Although many types of irAE are developed in various organs, the frequency of the occurrence of hematological irAEs is relatively low [12]. In an observational study of 948 patients who were treated with anti-PD-L1 or anti-PD-1 immunotherapies, 35 patients experienced grade 2 or worse hematological irAEs [13]. In a review of 19 large clinical trials of ICIs, such as anti-PD-L1, anti-PD-1, and anti-cytotoxic T-lymphocyte-associated antigen 4 antibodies, used for the treatment of melanoma, lung cancer, bladder cancer, etc., the frequency of the occurrence of hematological irAE was estimated to be 3.6% cases for all grades and 0.7% cases for grades3 or 414. ITP was reported to be one of the most frequent type of hematological irAEs [13,14]. To the best of our knowledge, this is the first case report of ITP induced by nivolumab in a patient with MPM.

It is recommended that ICI-induced ITP is treated with glucocorticoids initially based on the standard therapy algorithms of classical ITP as described in American Society of Clinical Oncology Clinical Practice Guideline [15,16]. In the observational study, all nine patients with ICI-induced ITP were treated with glucocorticoids, and six patients received additional intravenous immunoglobulin. Two patients showed no response to initial therapy and received thrombopoietin agonists or rituximab [13]. In other reports, 4 of 11 patients with ICI-induced ITP received glucocorticoids and 2 patients required rituximab or re-administration of glucocorticoids [17]. In our patient, a response was observed to initial glucocorticoid therapy; however, he subsequently relapsed and re-administration of glucocorticoids was required. This suggests that careful and intensive management of ITP treatment is necessary in patients demonstrating no response or who relapse following initial treatment.

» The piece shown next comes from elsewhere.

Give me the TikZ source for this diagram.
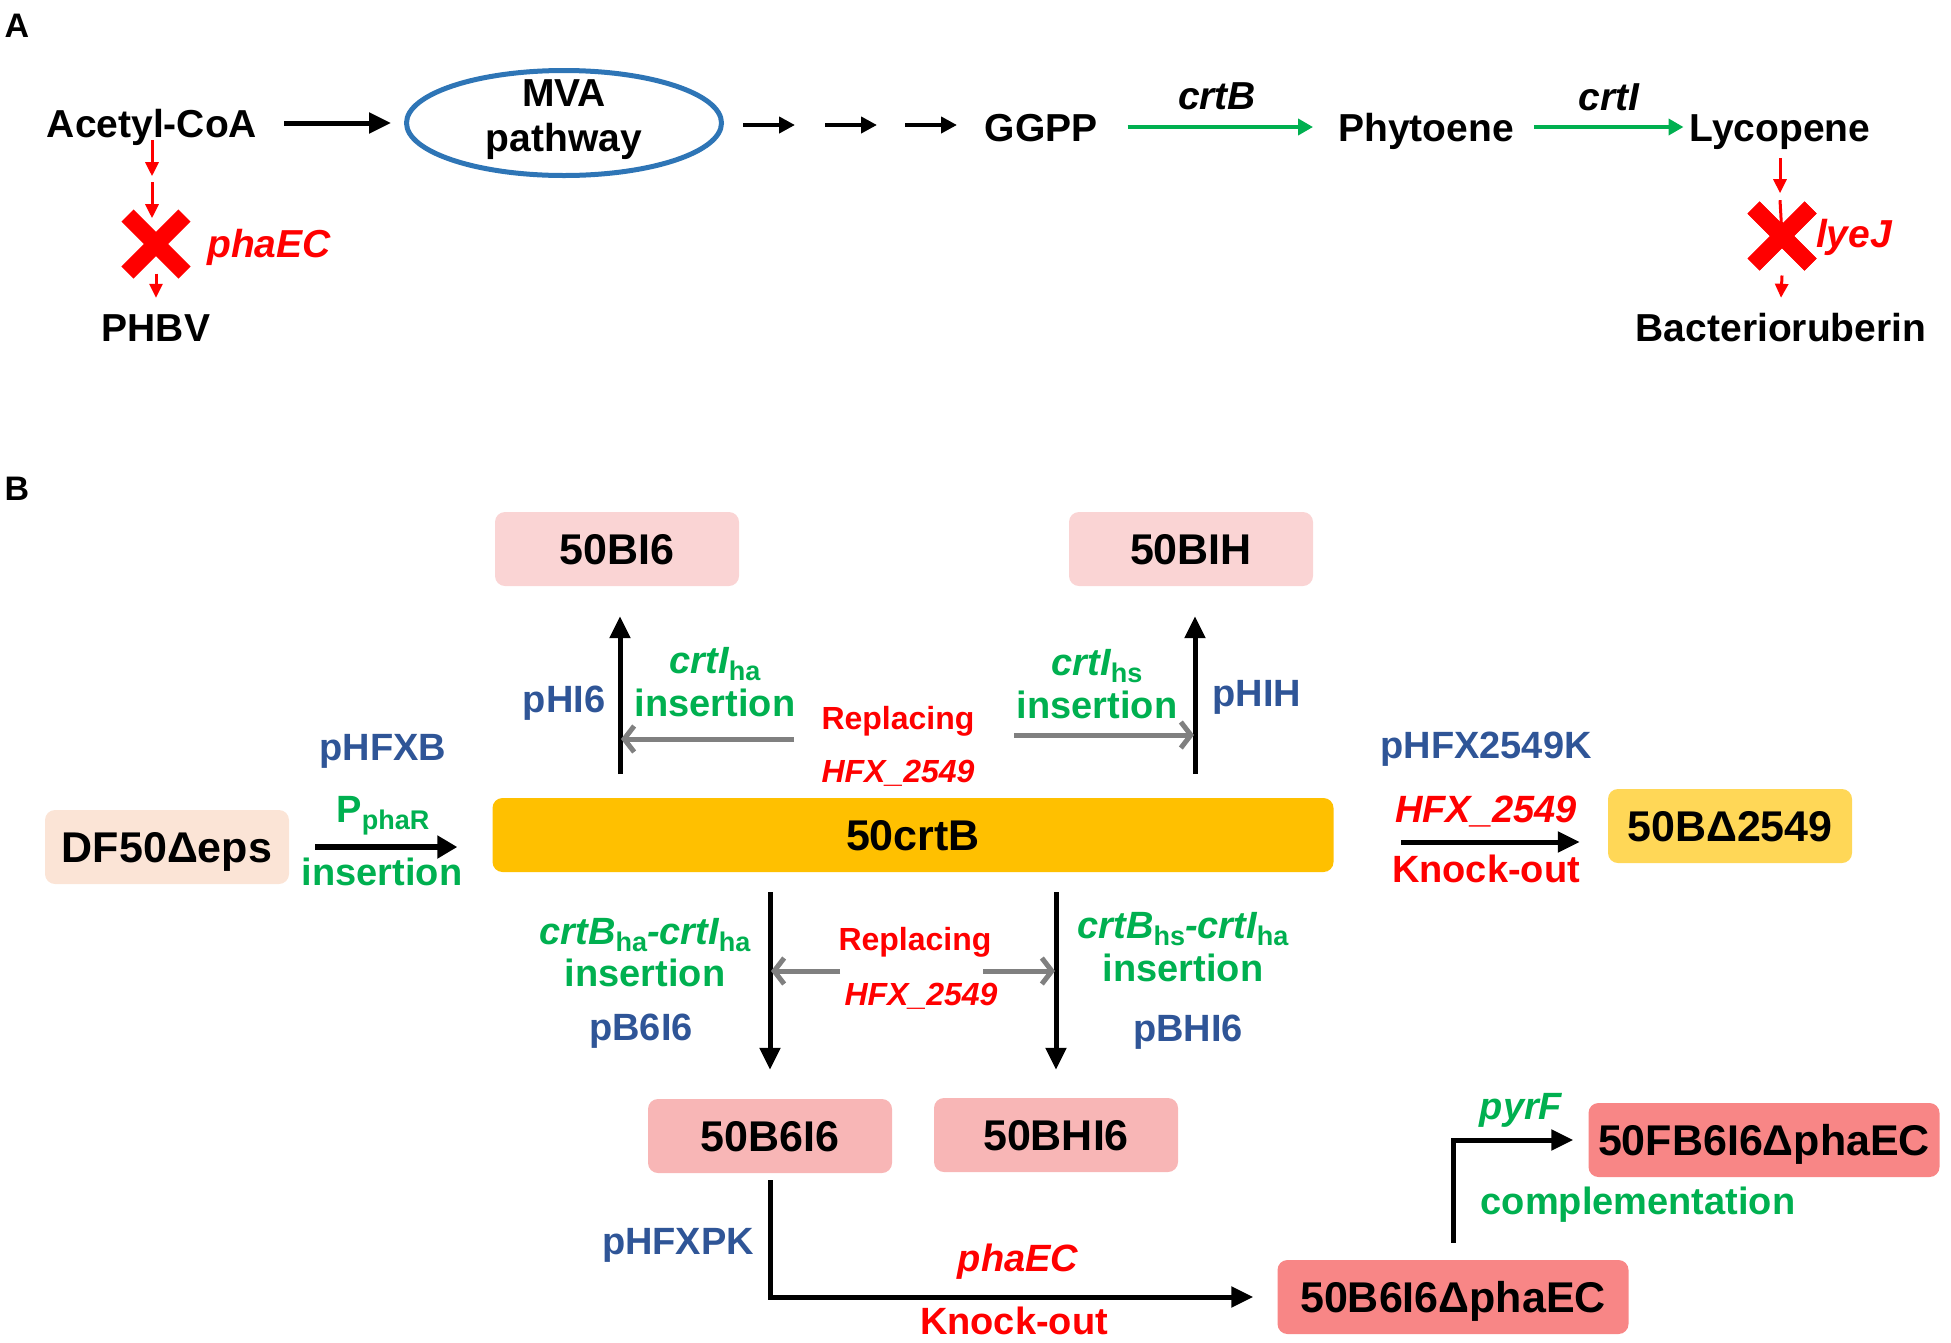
\documentclass[tikz,border=0pt]{standalone}
\usepackage{fontspec}
\setmainfont{Liberation Sans}
\usetikzlibrary{shapes.geometric, shapes.misc, arrows.meta}

\definecolor{hfblue}{HTML}{2F5597}
\definecolor{hfgreen}{HTML}{00B050}
\definecolor{hfred}{HTML}{FF0000}
\definecolor{hfgray}{HTML}{808080}
\definecolor{ringblue}{HTML}{2E75B6}
\definecolor{pinklight}{HTML}{FAD4D4}
\definecolor{pinkmid}{HTML}{F8B6B6}
\definecolor{salmon}{HTML}{F88686}
\definecolor{peach}{HTML}{FBE4D6}
\definecolor{gold}{HTML}{FFC000}
\definecolor{goldlight}{HTML}{FFD757}

\newcommand{\lowtxt}[1]{\raisebox{-7pt}{\fontsize{27}{30}\selectfont\upshape #1}}

\begin{document}
\begin{tikzpicture}[x=1pt, y=-1pt,
    every node/.style={inner sep=0pt},
    txtA/.style={font=\fontsize{39}{46}\selectfont\bfseries, text height=28pt, text depth=0pt},
    lab/.style={font=\fontsize{38}{44}\selectfont\bfseries, text height=27pt, text depth=0pt},
    labsm/.style={font=\fontsize{32}{38}\selectfont\bfseries, text height=23pt, text depth=0pt, text=hfred},
    vec/.style={lab, text=hfblue},
    ins/.style={lab, text=hfgreen},
    ko/.style={lab, text=hfred},
    strain/.style={rounded corners=10pt, minimum width=244pt, minimum height=74pt,
        font=\fontsize{43}{50}\selectfont\bfseries, text height=31pt, text depth=0pt},
    knock/.style={cross out, draw=hfred, line width=17pt, minimum size=40pt},
    blk/.style={line width=5pt, -{Triangle[length=22pt, width=20pt]}},
    blksm/.style={line width=4pt, -{Triangle[length=16pt, width=16pt]}},
    grn/.style={draw=hfgreen, line width=4pt, -{Triangle[length=15pt, width=16pt]}},
    redarr/.style={draw=hfred, line width=3pt, -{Triangle[length=14pt, width=13pt]}},
    gry/.style={draw=hfgray, line width=5pt, -{Straight Barb[length=10pt, width=26pt]}}
]
\useasboundingbox (0,0) rectangle (1951,1342);

% ---- panel A
\node[font=\fontsize{34}{40}\selectfont\bfseries, text height=24pt, text depth=0pt] (panelA) at (17,25) {A};
\node[txtA] (acetyl) at (152,123) {Acetyl-CoA};
\node[ellipse, draw=ringblue, line width=5pt, minimum width=315pt, minimum height=105pt] (mva) at (564,123) {};
\node[txtA] (mvaA) at (564,92) {MVA};
\node[txtA] (mvaB) at (564,137) {pathway};
\node[txtA] (ggpp) at (1041,127) {GGPP};
\node[txtA] (phyto) at (1426,127) {Phytoene};
\node[txtA] (lyco) at (1780,127) {Lycopene};
\node[txtA] (crtBg) at (1217,95) {\itshape crtB};
\node[txtA] (crtIg) at (1609,96) {\itshape crtI};
\node[txtA] (phbv) at (156,327) {PHBV};
\node[txtA] (bacter) at (1781,327) {Bacterioruberin};
\node[txtA, text=hfred] (phaECa) at (269,243) {\itshape phaEC};
\node[txtA, text=hfred] (lyeJ) at (1854,233) {\itshape lyeJ};

\draw[blk] ([xshift=27pt]acetyl.east) -- ([xshift=-13pt]mva.west);
\foreach \xa in {743,825,905}
    \draw[blksm] (\xa,125) -- ++(52,0);
\draw[grn] ([xshift=30pt]ggpp.east) -- ([xshift=-25pt]phyto.west);
\draw[grn] ([xshift=20pt]phyto.east) -- ([xshift=-6pt]lyco.west);

\node[knock] (xL) at (156,244) {};
\node[knock] (xR) at (1782,236) {};
\draw[redarr] ([yshift=-3pt]acetyl.south) -- ++(0,36);
\draw[redarr] ([yshift=-45pt]acetyl.south) -- ++(0,36);
\draw[redarr] ([yshift=-1pt]xL.south) -- ([yshift=15pt]phbv.north);
\draw[redarr] ([yshift=-17pt]lyco.south) -- ++(0,35);
\draw[draw=hfred, line width=3pt] ([yshift=-59pt]lyco.south) -- (xR.center);
\node[knock] at (xR) {};
\draw[redarr] ([yshift=-11pt]xR.south) -- ([yshift=15pt]bacter.north);

% ---- panel B
\node[font=\fontsize{34}{40}\selectfont\bfseries, text height=24pt, text depth=0pt] (panelB) at (17,488) {B};
\node[strain, fill=pinklight] (bi6) at (617,549) {50BI6};
\node[strain, fill=pinklight] (bih) at (1191,549) {50BIH};
\node[strain, fill=gold, minimum width=841pt] (crtbar) at (913,835) {50crtB};
\node[strain, fill=peach] (df50) at (167,847) {DF50Δeps};
\node[strain, fill=goldlight] (bd2549) at (1730,826) {50BΔ2549};
\node[strain, fill=pinkmid] (b6i6) at (770,1136) {50B6I6};
\node[strain, fill=pinkmid] (bhi6) at (1056,1135) {50BHI6};
\node[strain, fill=salmon, minimum width=351pt] (b6i6pha) at (1453,1297) {50B6I6ΔphaEC};
\node[strain, fill=salmon, minimum width=351pt] (fb6i6pha) at (1764,1140) {50FB6I6ΔphaEC};

% upper branch
\node[vec] (phi6) at (564,699) {pHI6};
\node[ins] (crtIha) at (715,660) {\itshape crtI\lowtxt{ha}};
\node[ins] (insA) at (715,703) {insertion};
\node[labsm] (replU) at (898,718) {Replacing};
\node[labsm] (hfxU) at (898,771) {\itshape HFX\_2549};
\node[ins] (crtIhs) at (1097,662) {\itshape crtI\lowtxt{hs}};
\node[ins] (insB) at (1097,705) {insertion};
\node[vec] (phih) at (1257,693) {pHIH};

\coordinate (upL) at (620,774);
\coordinate (upR) at (1195,774);
\coordinate (gL1) at (794,739);
\coordinate (gR1) at (1014,735);
\draw[blk, shorten >=30pt] (upL) -- (upL |- bi6.south);
\draw[blk, shorten >=30pt] (upR) -- (upR |- bih.south);
\draw[gry, shorten >=1pt] (gL1) -- (gL1 -| upL);
\draw[gry, shorten >=1pt] (gR1) -- (gR1 -| upR);

% left and right of the bar
\node[vec] (phfxb) at (383,747) {pHFXB};
\node[ins] (pphar) at (383,809) {P\lowtxt{phaR}};
\node[ins] (insC) at (382,872) {insertion};
\draw[line width=6pt, -{Triangle[length=20pt, width=22pt]}, shorten <=26pt, shorten >=35pt]
    (df50.east) -- (df50.east -| crtbar.west);

\node[vec] (phfx2549k) at (1486,745) {pHFX2549K};
\node[ko] (hfxR) at (1486,809) {\itshape HFX\_2549};
\node[ko] (koR) at (1486,869) {Knock-out};
\coordinate (koStart) at (1401,842);
\draw[blk, shorten >=28pt] (koStart) -- (koStart -| bd2549.west);

% lower branch
\node[ins] (crtBha) at (645,931) {\itshape crtB\lowtxt{ha}-crtI\lowtxt{ha}};
\node[ins] (insD) at (645,973) {insertion};
\node[vec] (pb6i6) at (641,1027) {pB6I6};
\node[labsm] (replD) at (915,939) {Replacing};
\node[labsm] (hfxD) at (921,994) {\itshape HFX\_2549};
\node[ins] (crtBhs) at (1183,925) {\itshape crtB\lowtxt{hs}-crtI\lowtxt{ha}};
\node[ins] (insE) at (1183,968) {insertion};
\node[vec] (pbhi6) at (1188,1028) {pBHI6};

\coordinate (dnL) at (770,892);
\coordinate (dnR) at (1056,892);
\coordinate (gL2) at (840,971);
\coordinate (gR2) at (983,971);
\draw[blk, shorten >=29pt] (dnL) -- (dnL |- b6i6.north);
\draw[blk, shorten >=28pt] (dnR) -- (dnR |- bhi6.north);
\draw[gry, shorten >=1pt] (gL2) -- (gL2 -| dnL);
\draw[gry, shorten >=1pt] (gR2) -- (gR2 -| dnR);

% knock-out and complementation
\node[vec] (phfxpk) at (678,1241) {pHFXPK};
\node[ko] (phaECb) at (1018,1258) {\itshape phaEC};
\node[ko] (koD) at (1014,1321) {Knock-out};
\draw[blk, shorten >=24pt] ([yshift=-7pt]b6i6.south) |- (b6i6pha.west);

\node[ins] (pyrF) at (1521,1106) {\itshape pyrF};
\node[ins] (compl) at (1638,1201) {complementation};
\draw[blk, shorten >=15pt] ([yshift=17pt]b6i6pha.north) |- (fb6i6pha.west);
\end{tikzpicture}
\end{document}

Although the pathogenesis of ITP induced by ICI remains unknown, the production of antiplatelet antibodies is considered a key event in the development of classical ITP [15,18]. In our patient, the serum antinuclear antibody test was positive. In the observational study, three of nine patients showed positive results in serum antinuclear antibody assay [13]. In our patient, the PA-IgG level increased when ITP occurred and then decreased after ITP treatment was initiated. In several case reports, elevated PA-IgG levels have been observed in patients with ICI-induced ITP [19,20]. Although further investigation regarding the frequency of occurrence and the clinical impact of antinuclear antibodies and PA-IgG levels in ICI-induced ITP is required, the presence of these antibodies might be related to the cause of ICI-induced ITP.

Our patient showed a clinical response to nivolumab. An association between the efficacy of ICI treatment and the occurrence of irAEs has been reported in several cancers, especially melanoma and non-small cell lung cancer (NSCLC) [[21], [22], [23]]; however, such an association has not been observed in patients with MPM. Although any type of irAE was related to better outcomes of ICI treatment, analyses of the efficacy of ICIs in patients who develop hematological irAEs are limited. In a previous case report, tumor regression was observed in a patient with NSCLC who was treated with nivolumab and who developed nivolumab-induced ITP [24], which is comparable to the results in our case. The mechanism of the correlation between the outcome of ICI treatment and development of irAEs remains unknown; however, the shared antigen between tumor cells and normal cells might be responsible for the relationship between the outcome of ICI therapy and the development of irAEs [23]. To our knowledge, this is the first report of an association between the response to nivolumab treatment and nivolumab-induced ITP in a patient with MPM.

Conclusion

Although ITP induced by nivolumab is rare, systematic diagnosis and treatment are required. Glucocorticoids are administered in most cases. Careful management and follow-up should be considered in patients who relapse or exhibit resistance to initial glucocorticoids treatment.

Declaration of competing interest

The authors state that they have no Conflict of Interest.